▶ [Short problem]: Restate, exactly and without pictures, the lines from the start of the listing below through the line holding "1.5, 1.75, 2.0];".

▶ [Information supplied]:
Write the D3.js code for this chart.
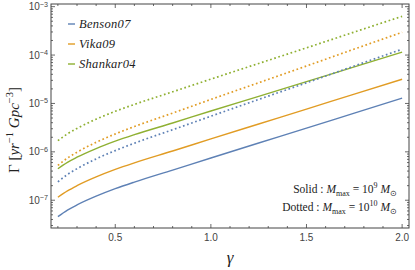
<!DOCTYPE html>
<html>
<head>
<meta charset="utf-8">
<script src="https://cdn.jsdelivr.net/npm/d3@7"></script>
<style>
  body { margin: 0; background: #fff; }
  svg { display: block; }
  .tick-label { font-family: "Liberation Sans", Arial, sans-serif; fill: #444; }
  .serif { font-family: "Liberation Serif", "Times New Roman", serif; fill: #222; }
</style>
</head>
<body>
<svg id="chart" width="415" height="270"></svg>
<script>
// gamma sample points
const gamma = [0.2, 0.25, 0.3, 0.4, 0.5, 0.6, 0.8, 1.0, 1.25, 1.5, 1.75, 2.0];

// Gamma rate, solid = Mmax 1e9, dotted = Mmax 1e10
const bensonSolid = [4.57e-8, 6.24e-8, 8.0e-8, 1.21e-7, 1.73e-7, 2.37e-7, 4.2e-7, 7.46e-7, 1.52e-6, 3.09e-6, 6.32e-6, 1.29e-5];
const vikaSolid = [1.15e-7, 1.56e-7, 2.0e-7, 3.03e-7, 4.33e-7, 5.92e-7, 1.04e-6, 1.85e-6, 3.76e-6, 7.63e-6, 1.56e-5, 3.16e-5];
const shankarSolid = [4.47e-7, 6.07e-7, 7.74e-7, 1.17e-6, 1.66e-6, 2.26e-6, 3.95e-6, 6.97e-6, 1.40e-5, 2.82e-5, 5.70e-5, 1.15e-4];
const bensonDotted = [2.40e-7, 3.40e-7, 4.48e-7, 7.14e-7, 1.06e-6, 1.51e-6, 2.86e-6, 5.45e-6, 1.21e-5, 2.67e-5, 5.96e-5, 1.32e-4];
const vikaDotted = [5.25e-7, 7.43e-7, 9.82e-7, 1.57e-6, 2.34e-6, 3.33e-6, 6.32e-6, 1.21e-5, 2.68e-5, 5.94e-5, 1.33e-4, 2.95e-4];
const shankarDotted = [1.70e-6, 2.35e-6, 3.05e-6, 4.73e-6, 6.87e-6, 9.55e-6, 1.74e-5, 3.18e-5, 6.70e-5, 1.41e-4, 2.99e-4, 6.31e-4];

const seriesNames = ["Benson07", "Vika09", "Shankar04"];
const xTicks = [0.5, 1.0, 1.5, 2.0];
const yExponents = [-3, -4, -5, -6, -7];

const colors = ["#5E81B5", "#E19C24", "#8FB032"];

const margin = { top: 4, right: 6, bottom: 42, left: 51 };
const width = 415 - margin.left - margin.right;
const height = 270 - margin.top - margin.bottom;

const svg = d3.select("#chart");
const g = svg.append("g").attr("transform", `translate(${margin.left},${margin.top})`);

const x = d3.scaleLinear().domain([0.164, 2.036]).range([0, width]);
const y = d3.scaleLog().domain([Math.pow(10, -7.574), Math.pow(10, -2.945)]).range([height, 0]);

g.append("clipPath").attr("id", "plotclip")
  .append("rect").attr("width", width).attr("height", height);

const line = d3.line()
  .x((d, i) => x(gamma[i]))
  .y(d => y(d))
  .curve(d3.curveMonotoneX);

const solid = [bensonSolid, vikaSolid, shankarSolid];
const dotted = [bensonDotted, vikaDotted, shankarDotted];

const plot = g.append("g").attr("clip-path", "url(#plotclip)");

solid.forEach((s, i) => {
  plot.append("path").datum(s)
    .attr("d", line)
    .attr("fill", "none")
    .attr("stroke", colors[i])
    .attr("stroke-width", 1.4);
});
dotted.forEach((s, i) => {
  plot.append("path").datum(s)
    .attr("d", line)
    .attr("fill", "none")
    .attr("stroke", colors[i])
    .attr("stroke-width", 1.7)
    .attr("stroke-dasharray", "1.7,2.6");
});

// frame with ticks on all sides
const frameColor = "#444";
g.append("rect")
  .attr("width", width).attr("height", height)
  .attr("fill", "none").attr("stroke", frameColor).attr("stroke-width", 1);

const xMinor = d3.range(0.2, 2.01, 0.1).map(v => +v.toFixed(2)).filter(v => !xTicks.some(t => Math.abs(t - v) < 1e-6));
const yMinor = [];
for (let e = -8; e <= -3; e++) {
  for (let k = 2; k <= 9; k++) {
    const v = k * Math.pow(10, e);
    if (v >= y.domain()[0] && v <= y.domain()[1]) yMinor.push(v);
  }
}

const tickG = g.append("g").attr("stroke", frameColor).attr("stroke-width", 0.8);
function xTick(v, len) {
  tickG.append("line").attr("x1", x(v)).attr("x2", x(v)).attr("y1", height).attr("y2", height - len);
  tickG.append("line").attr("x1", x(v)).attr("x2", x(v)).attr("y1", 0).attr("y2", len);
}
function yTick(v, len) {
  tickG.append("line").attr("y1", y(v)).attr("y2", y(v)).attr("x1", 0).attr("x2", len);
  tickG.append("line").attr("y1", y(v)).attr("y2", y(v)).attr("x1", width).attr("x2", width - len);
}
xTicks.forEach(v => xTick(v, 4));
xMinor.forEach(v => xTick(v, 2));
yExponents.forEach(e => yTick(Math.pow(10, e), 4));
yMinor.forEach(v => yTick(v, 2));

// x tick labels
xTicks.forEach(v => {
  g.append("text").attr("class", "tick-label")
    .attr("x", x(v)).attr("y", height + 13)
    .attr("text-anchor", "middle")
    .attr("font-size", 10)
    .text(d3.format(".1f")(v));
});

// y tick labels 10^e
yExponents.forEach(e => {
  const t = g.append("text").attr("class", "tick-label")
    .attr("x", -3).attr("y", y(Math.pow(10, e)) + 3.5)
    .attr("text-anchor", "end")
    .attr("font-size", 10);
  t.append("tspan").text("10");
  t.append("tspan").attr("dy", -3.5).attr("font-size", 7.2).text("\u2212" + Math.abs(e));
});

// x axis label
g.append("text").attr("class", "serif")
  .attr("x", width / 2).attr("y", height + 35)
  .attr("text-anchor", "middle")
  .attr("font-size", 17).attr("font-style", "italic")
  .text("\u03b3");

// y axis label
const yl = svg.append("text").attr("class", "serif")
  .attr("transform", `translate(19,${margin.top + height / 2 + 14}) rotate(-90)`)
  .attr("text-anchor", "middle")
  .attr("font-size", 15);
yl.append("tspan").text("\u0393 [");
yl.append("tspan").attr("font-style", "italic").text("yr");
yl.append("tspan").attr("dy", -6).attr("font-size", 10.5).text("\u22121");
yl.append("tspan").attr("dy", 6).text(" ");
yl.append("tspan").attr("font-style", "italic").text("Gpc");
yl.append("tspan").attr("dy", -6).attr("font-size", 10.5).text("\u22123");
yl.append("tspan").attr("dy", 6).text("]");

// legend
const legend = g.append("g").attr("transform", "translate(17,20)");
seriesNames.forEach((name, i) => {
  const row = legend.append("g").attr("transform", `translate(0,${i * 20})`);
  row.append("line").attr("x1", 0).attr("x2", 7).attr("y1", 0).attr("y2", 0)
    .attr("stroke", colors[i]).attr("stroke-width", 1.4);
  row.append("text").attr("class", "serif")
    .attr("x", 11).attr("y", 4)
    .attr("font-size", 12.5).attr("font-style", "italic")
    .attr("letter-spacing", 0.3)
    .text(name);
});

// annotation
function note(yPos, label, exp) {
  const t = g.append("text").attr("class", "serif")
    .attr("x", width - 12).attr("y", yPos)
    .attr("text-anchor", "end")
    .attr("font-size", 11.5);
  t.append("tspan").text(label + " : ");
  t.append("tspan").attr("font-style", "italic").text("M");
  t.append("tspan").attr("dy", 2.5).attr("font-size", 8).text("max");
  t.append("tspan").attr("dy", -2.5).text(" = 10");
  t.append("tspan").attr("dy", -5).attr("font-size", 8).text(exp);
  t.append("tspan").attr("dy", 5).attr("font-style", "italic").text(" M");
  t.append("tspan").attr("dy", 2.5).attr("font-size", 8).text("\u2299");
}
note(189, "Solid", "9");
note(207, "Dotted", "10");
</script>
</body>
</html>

▶ [Finished answer]:
Write the D3.js code for this chart.
<!DOCTYPE html>
<html>
<head>
<meta charset="utf-8">
<script src="https://cdn.jsdelivr.net/npm/d3@7"></script>
<style>
  body { margin: 0; background: #fff; }
  svg { display: block; }
  .tick-label { font-family: "Liberation Sans", Arial, sans-serif; fill: #444; }
  .serif { font-family: "Liberation Serif", "Times New Roman", serif; fill: #222; }
</style>
</head>
<body>
<svg id="chart" width="415" height="270"></svg>
<script>
// gamma sample points
const gamma = [0.2, 0.25, 0.3, 0.4, 0.5, 0.6, 0.8, 1.0, 1.25, 1.5, 1.75, 2.0];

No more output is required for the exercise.